The first disagreement of the parties is over the construction of the statute quoted. It is the respondents’ contention that the qualification put upon the limitation contained therein applies as well to persons holding stock as collateral security, or in pledge, as it does to persons holding stock as executors, administrators, guardians or trustees. But we agree with the appellants that this is not its natural meaning. The statute is not ambiguous. As it is written, the qualification plainly applies to holders of stock in the last mentioned capacity, and it is only on the principle that the legislature did not by its language express its intent that *496the courts can give it a different meaning. Looking at the statute with this latter thought in mind, it may be that no very substantial reason will readily occur why the legislature would require executors, administrators, guardians or trustees holding stock to have the relation of trust appear in the stock certificate and on the books of the corporation in order to escape personal liability, and not make the same requirement of persons holding stock as collateral security or in pledge. But this alone is not enough to enable the courts to interfere. The reasons for legislative enactment is wholly with the legislature, and, if their language is clear, and the enactment is within the power of the legislature, the courts must give it effect as it is written, notwithstanding they may not readily gather the legislative motive.
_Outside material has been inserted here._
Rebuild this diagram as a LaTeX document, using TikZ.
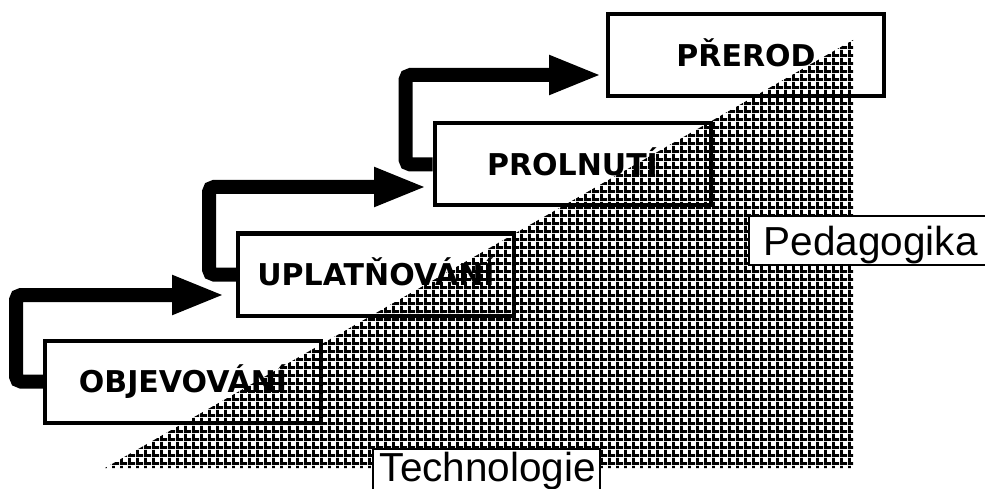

It is said further, that to give the statute the foregoing interpretation is to render it violative of the constitutional provision. But we cannot so conclude. It will be observed that the constitution does not define the meaning of the term “stockholder.” It was, of course, known to the framers and adopters of that instrument that holders in an apparently unlimited capacity would actually hold it in a qualified and limited capacity. The obvious deduction from this is that the framers of the constitution intended that the actual stockholder should be bound. There is here, then, room for legislative action. It will not be doubted that it is within the province of the law-making power to declare whether the apparent or the real owner of such stock shall bear the burdens imposed on-its ownership, and the legislature by the present enactment has doné no more than this. It has declared that, as between the holder of stock pledged as collateral security and the pledgor of the stock, “the person pledging such stock shall be deemed a stockholder and liable for” the *497superadded liability the constitution and statute impose, and this without regard to the question whether or not the pledgee has caused himself to appear on the stock certificate and on the books of the bank as the real owner.

The respondent makes a further argument in which he invokes the doctrine of estoppel. We think, however, that this is beside the question. The law-making body, acting within its constitutional powers, has seen fit to declare who is liable under such circumstances, and the courts are not at liberty to declare a different rule.

The judgment is reversed and the cause remanded to enter a judgment in favor of the appellants, defendants below.

Main, O. J., Pemberton, Mitchell, and Parker, JJ., concur.